Erbil (ANTARA News) - Dewan yang baru dibentuk Pimpinan Politik Kurdistan-Irak pada Minggu (1/10) menggantikan Dewan Tinggi Referendum bagi Wilayah Kurdistan, setelah Dewan Tinggi mengakhiri misinya, untuk tangani hubungan ke pihak Baghdad pasca-referendum kemerdekaan Wilayah Semi-Otonomi Kurdistan.

Dewan Tinggi Referendum, yang dipimpin oleh Presiden regional Masoud Barzani, menyelenggarakan pertemuan setelah referendum 25 September 2017 dan memutuskan untuk membentuk Pimpinan Politik Kurdistan-Irak bagi tahap pasca-referendum, kata Khalil Ibrahim, anggota dewan itu dalam satu taklimat setelah pertemuan itu.

Dewan Tinggi Referendumk mengakhiri tugasnya, penyelenggaraan referendum kemerdekaan, dan Dewan Pimpinan Politik Kurdistan-Irak, yang baru dibentuk bertanggung-jawab untuk menangani hasil referendum itu, termasuk hubungan dengan Baghdad dan negara tetangga.

Ibrahim mengatakan dewan baru tersebut menyambut baik seruan bagi dialog dengan Baghdad serta pihak regional dan internasional, demikian laporan kantor berita Xinhua China.


Ia mengatakan, "Kami siap mengadakan pembicaraan mengenai semua masalah.
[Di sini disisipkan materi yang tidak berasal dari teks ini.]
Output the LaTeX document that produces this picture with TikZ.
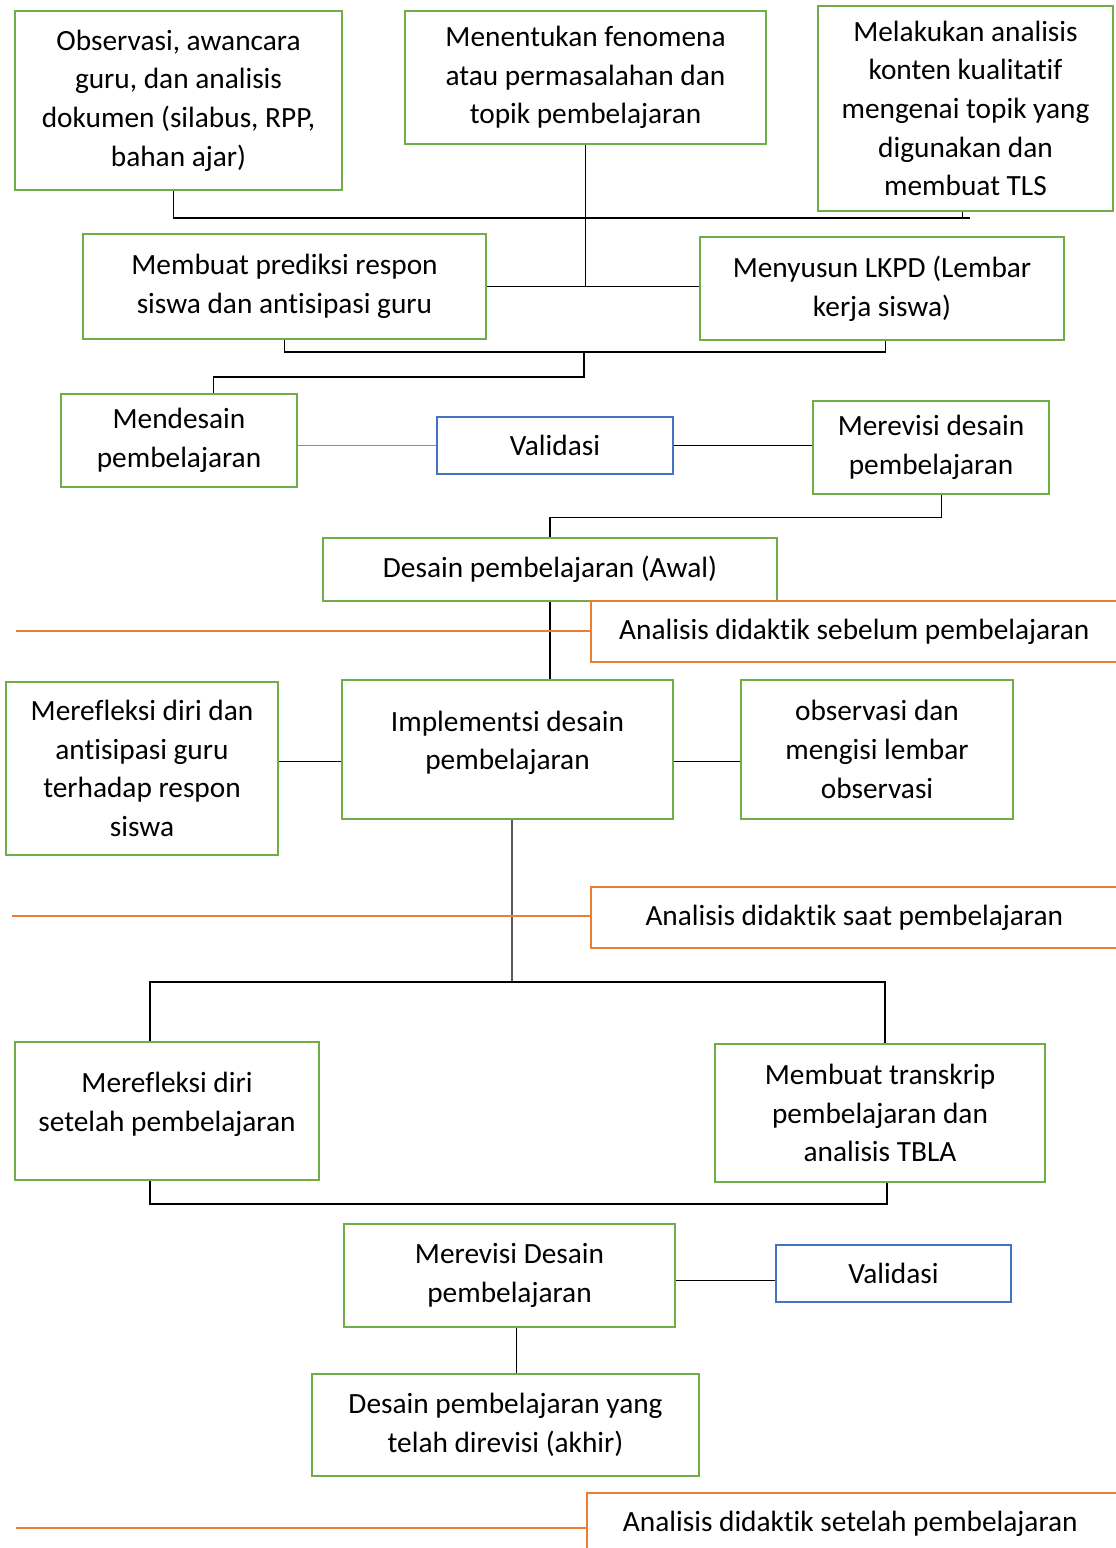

Kami adalah bagian dari Irak, dan Irak adalah negara kami sampai saat ini."

Sebelumnya, Barzani menyambuk baik gagasan yang dilancarkan oleh mantan perdana menteri Ayad Allawi dengan tujuan mengakhiri krisis antara Pemerintah Sentral dan pemerintah wilayah dengan mengadakan dialog antara kedua pihak tanpa prasyarat.

Pemimpin Kurdi itu juga menyambut baik seruan bagi dialog yang disampaikan oleh Imam Syiah Ayatollah Ali As-Sistani guna menyelesaikan krisis tersebut, yang berkobar setelah Wilayah Kurdistan menyelenggarakan referendum pada Senin, 25 September.

Di dalam khutbah Shalat Jumat, wakil As-Sistani menyerukan dialog dan kedua pihak dalam krisis itu harus mematuhi undang-undang dasar serta mencela kerusuhan dan ancaman.

Ketegangan telah tinggi antara Pemerintah Baghdad dan Wilayah Kurdistan setelah wilayah tersebut menyelenggarakan referendum yang kontorverial mengenai kemerdekaan Wilayah Kurdistan dan daerah sengketa, termasuk Kirkuk.

Referendum kemerdekaan itu ditentang oleh banyak negara sebab referendum tersebut akan mengancam keutuhan wilayah Irak dan bisa merusak perang melawan kelompok gerilyawan fanatik IS.

Terlebih lagi, negara tetangga --seperti Turki, Iran dan Suriah-- memandang langkah itu akan mengancam keutuhan wilayah mereka juga, sebab lebih banyak orang Kurdi tinggal di ketiga negara tersebut.